Es imposible recorrer el mundo por tu cuenta sin meterse en líos de vez en cuando. Una vez acabé en un cuartel armenio interrogado por la policía secreta, detenido por hacer fotos en la frontera con Azerbaiyán. En otra ocasión empotré el coche de alquiler contra una duna en el desierto de Dubái, camino de una ciudad abandonada; nos rescató un mauritano con turbante en una Toyota Pick Up sin matrículas pero llena de óxido y agujeros. La custodia compartida y el teletrabajo me permiten alternar viajes y aventuras con cuidar de mis hijos; lo mejor de los dos mundos. Muy a menudo el algoritmo de Instagram me muestra a treintañeros celebrando la vida sin niños, la abundancia de tiempo libre, los viajes de dos meses por el sudeste asiático, las cenas fuera; jóvenes guapos a rabiar presumiendo con euforia de todo el dinero que sobra a final de mes por no pagar pañales, guarderías, regalos de cumpleaños, extraescolares, ortodoncias, ropita de marca, el primer coche, el primer viaje con amigos o tu parte de la boda.

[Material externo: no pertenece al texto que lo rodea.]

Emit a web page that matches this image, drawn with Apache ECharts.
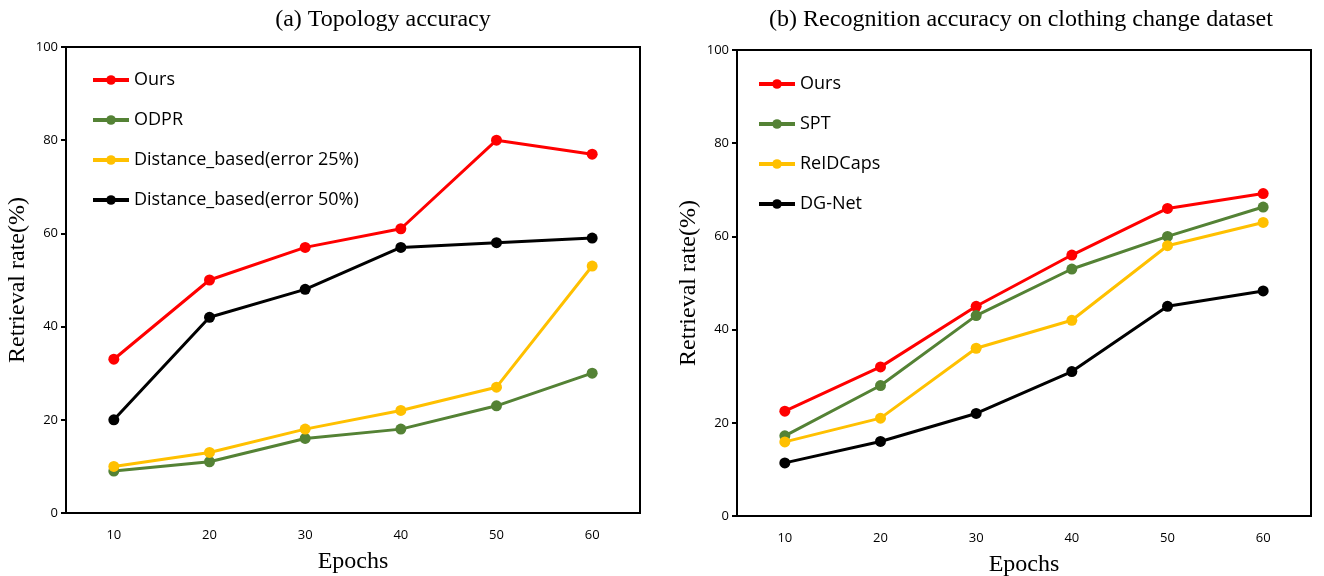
<!DOCTYPE html>
<html>
<head>
<meta charset="utf-8">
<script src="https://cdn.jsdelivr.net/npm/echarts@6/dist/echarts.min.js"></script>
<style>
  html, body { margin: 0; padding: 0; background: #fff; }
  #graph { width: 1324px; height: 576px; }
</style>
</head>
<body>
<div id="graph"></div>
<script>
// epochs shared by both panels
var epochs = ['10', '20', '30', '40', '50', '60'];
var yTicks = [0, 20, 40, 60, 80, 100];

// (a) Topology accuracy
var topoOurs = [33, 50, 57, 61, 80, 77];
var topoODPR = [9, 11, 16, 18, 23, 30];
var topoDist25 = [10, 13, 18, 22, 27, 53];
var topoDist50 = [20, 42, 48, 57, 58, 59];

// (b) Recognition accuracy on clothing change dataset
var recOurs = [22.5, 32, 45, 56, 66, 69.2];
var recSPT = [17.2, 28, 43, 53, 60, 66.3];
var recReID = [15.9, 21, 36, 42, 58, 63];
var recDGNet = [11.4, 16, 22, 31, 45, 48.3];

var RED = '#ff0000', GREEN = '#548235', YELLOW = '#ffc000', BLACK = '#000000';
var serif = '"Liberation Serif", "Times New Roman", serif';
var sans = '"Open Sans", "Noto Sans", sans-serif';

var myChart = echarts.init(document.getElementById('graph'));

function makeX(idx) {
  return {
    type: 'category', gridIndex: idx, data: epochs, boundaryGap: true,
    name: 'Epochs', nameLocation: 'middle', nameGap: 37,
    nameTextStyle: { fontFamily: serif, fontSize: 24, color: '#000' },
    axisLine: { lineStyle: { color: '#000', width: 2 } },
    axisTick: { alignWithLabel: true, length: 5, lineStyle: { color: '#000', width: 2 } },
    axisLabel: { fontFamily: sans, fontSize: 13, color: '#000', margin: 16 },
    splitLine: { show: false }
  };
}
function makeY(idx) {
  return {
    type: 'value', gridIndex: idx, min: yTicks[0], max: yTicks[yTicks.length - 1], interval: 20,
    name: 'Retrieval rate(%)', nameLocation: 'middle', nameGap: 36,
    nameTextStyle: { fontFamily: serif, fontSize: 24, color: '#000' },
    axisLine: { show: true, lineStyle: { color: '#000', width: 2 } },
    axisTick: { show: true, length: 5, lineStyle: { color: '#000', width: 2 } },
    axisLabel: { fontFamily: sans, fontSize: 13, color: '#000', margin: 8 },
    splitLine: { show: false }
  };
}
function makeLine(name, data, color, idx) {
  return {
    name: name, type: 'line', data: data, xAxisIndex: idx, yAxisIndex: idx,
    symbol: 'circle', symbolSize: 11,
    itemStyle: { color: color },
    lineStyle: { color: color, width: 3 },
    emphasis: { disabled: true }, animation: false
  };
}
function makeLegend(names, left, top) {
  return {
    data: names, orient: 'vertical', left: left, top: top,
    itemWidth: 36, itemHeight: 12, itemGap: 20,
    lineStyle: { width: 4 },
    textStyle: { fontFamily: sans, fontSize: 18, color: '#000', lineHeight: 20 }
  };
}

var option = {
  animation: false,
  title: [
    { text: '(a) Topology accuracy', left: 378, top: 3, textAlign: 'center',
      textStyle: { fontFamily: serif, fontSize: 24, fontWeight: 'normal', color: '#000' } },
    { text: '(b) Recognition accuracy on clothing change dataset', left: 1016, top: 3, textAlign: 'center',
      textStyle: { fontFamily: serif, fontSize: 24, fontWeight: 'normal', color: '#000' } }
  ],
  legend: [
    makeLegend(['Ours', 'ODPR', 'Distance_based(error 25%)', 'Distance_based(error 50%)'], 86, 65),
    makeLegend(['Ours ', 'SPT', 'ReIDCaps', 'DG-Net'], 752, 69)
  ],
  grid: [
    { left: 66, right: 684, top: 47, bottom: 63, show: true, borderColor: '#000', borderWidth: 2,
      outerBoundsMode: 'none' },
    { left: 737, right: 13, top: 50, bottom: 60, show: true, borderColor: '#000', borderWidth: 2,
      outerBoundsMode: 'none' }
  ],
  xAxis: [makeX(0), makeX(1)],
  yAxis: [makeY(0), makeY(1)],
  series: [
    makeLine('Ours', topoOurs, RED, 0),
    makeLine('ODPR', topoODPR, GREEN, 0),
    makeLine('Distance_based(error 25%)', topoDist25, YELLOW, 0),
    makeLine('Distance_based(error 50%)', topoDist50, BLACK, 0),
    makeLine('Ours ', recOurs, RED, 1),
    makeLine('SPT', recSPT, GREEN, 1),
    makeLine('ReIDCaps', recReID, YELLOW, 1),
    makeLine('DG-Net', recDGNet, BLACK, 1)
  ]
};
myChart.setOption(option);
</script>
</body>
</html>
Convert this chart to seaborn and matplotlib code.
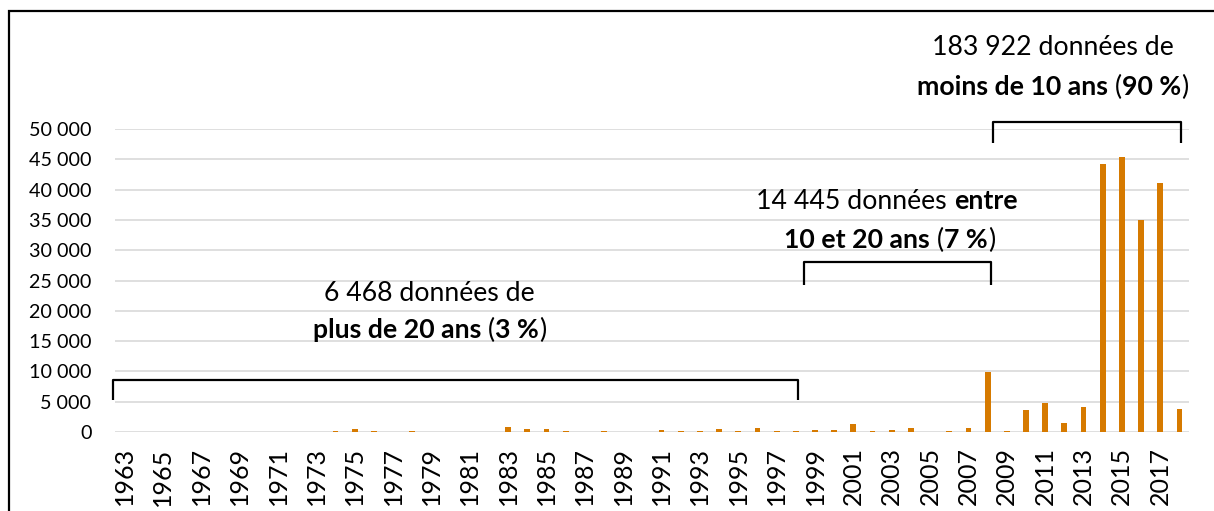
import seaborn as sns
from matplotlib import pyplot as plt
from matplotlib.offsetbox import TextArea, HPacker, AnnotationBbox
from matplotlib.ticker import FuncFormatter
import pandas as pd

# données par année de collecte
years = list(range(1963, 2019))
counts_old = {1974: 200, 1975: 450, 1976: 150, 1978: 150, 1983: 850, 1984: 450,
              1985: 500, 1986: 200, 1988: 200, 1991: 300, 1992: 220, 1993: 220,
              1994: 500, 1995: 220, 1996: 600, 1997: 220, 1998: 180}
counts_mid = {1999: 400, 2000: 350, 2001: 1400, 2002: 200, 2003: 350, 2004: 700,
              2005: 0, 2006: 150, 2007: 650, 2008: 9950}
counts_new = {2009: 150, 2010: 3650, 2011: 4850, 2012: 1550, 2013: 4100,
              2014: 44250, 2015: 45450, 2016: 34950, 2017: 41150, 2018: 3850}

all_counts = {**counts_old, **counts_mid, **counts_new}
df = pd.DataFrame({'annee': [str(y) for y in years],
                   'n': [all_counts.get(y, 0) for y in years]})

BAR = '#D67A00'
FONT = ['Lato', 'DejaVu Sans']

sns.set_theme(style='white')
plt.rcParams['font.family'] = FONT

W, H = 1214, 511
fig = plt.figure(figsize=(W / 100, H / 100), dpi=100)
ax = fig.add_axes([115 / W, 1 - 432 / H, (1189 - 115) / W, 303 / H])

sns.barplot(data=df, x='annee', y='n', color=BAR, width=0.3, saturation=1,
            errorbar=None, linewidth=0, ax=ax)

ax.set_xlim(-0.5, len(years) - 0.5)
ax.set_ylim(0, 50000)
ax.set_yticks(range(0, 50001, 5000))
ax.yaxis.set_major_formatter(FuncFormatter(lambda v, p: f'{int(v):,}'.replace(',', ' ')))
ax.set_xticks(range(0, len(years), 2))
ax.set_xticklabels([str(y) for y in years[::2]], rotation=90)
ax.tick_params(axis='x', length=0, pad=11, labelsize=18, colors='black')
ax.tick_params(axis='y', length=0, pad=17, labelsize=14.2, colors='black')
ax.set_xlabel('')
ax.set_ylabel('')
ax.yaxis.grid(True, color='#d9d9d9', lw=1.2)
ax.set_axisbelow(True)
for s in ax.spines.values():
    s.set_visible(False)


def rich_line(parts, x, y, size=19.2):
    boxes = [TextArea(t, textprops=dict(fontsize=size, family=FONT, color='black',
                                        fontweight='bold' if b else 'normal'))
             for t, b in parts]
    pack = HPacker(children=boxes, align='baseline', pad=0, sep=0)
    ab = AnnotationBbox(pack, (x, y), xycoords='data', frameon=False,
                        box_alignment=(0.5, 0.5), annotation_clip=False)
    ax.add_artist(ab)


def bracket(x0, x1, ytop, ybot):
    ax.plot([x0, x0, x1, x1], [ybot, ytop, ytop, ybot], color='black', lw=1.6,
            clip_on=False, solid_joinstyle='round', solid_capstyle='butt')


bracket(-0.6, 35.1, 8580, 5280)
bracket(35.45, 45.15, 28050, 24260)
bracket(45.3, 55.1, 51160, 47690)

rich_line([('6 468 données de', False)], 15.9, 22800)
rich_line([('plus de 20 ans', True), (' (', False), ('3 %', True), (')', False)], 15.9, 16830)
rich_line([('14 445 données ', False), ('entre', True)], 39.75, 38000)
rich_line([('10 et 20 ans', True), (' (', False), ('7 %', True), (')', False)], 39.9, 31680)
rich_line([('183 922 données de', False)], 48.4, 63500)
rich_line([('moins de 10 ans', True), (' (', False), ('90 %', True), (')', False)], 48.4, 56930)

# cadre du graphique (bords gauche et haut visibles)
fig.add_artist(plt.Rectangle((8.5 / W, -0.5), 2, 1.5 - 10.5 / H, transform=fig.transFigure,
                             fill=False, lw=1.6, edgecolor='black'))

fig.savefig('out.png', dpi=100)
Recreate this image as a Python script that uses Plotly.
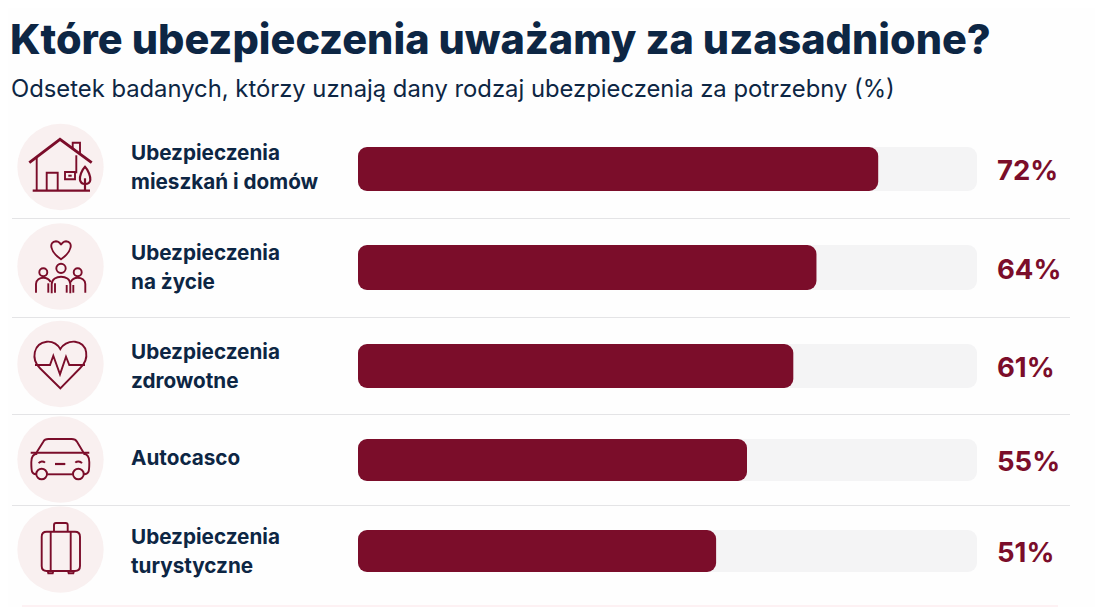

Nunca le llevo la contraria a quien celebra no haber tenido descendencia, especialmente si aún está a tiempo de tenerla. Criar a otro ser humano es un trabajo físicamente agotador durante al menos cinco o seis años, y emocionalmente extenuante durante otros diez o doce más. Meterse a ello sin ganas es una receta para la infelicidad, y yo además en según qué temas intento no dar mi opinión salvo que me la pidan. Lo que sí que creo es que si no hubiera tenido hijos a lo mejor ahora tendría un chalé en la playa. Pero sin críos que dejen pequeña la ropa que les compré hace unos meses, ¿para qué demonios quiero un chalé en la playa?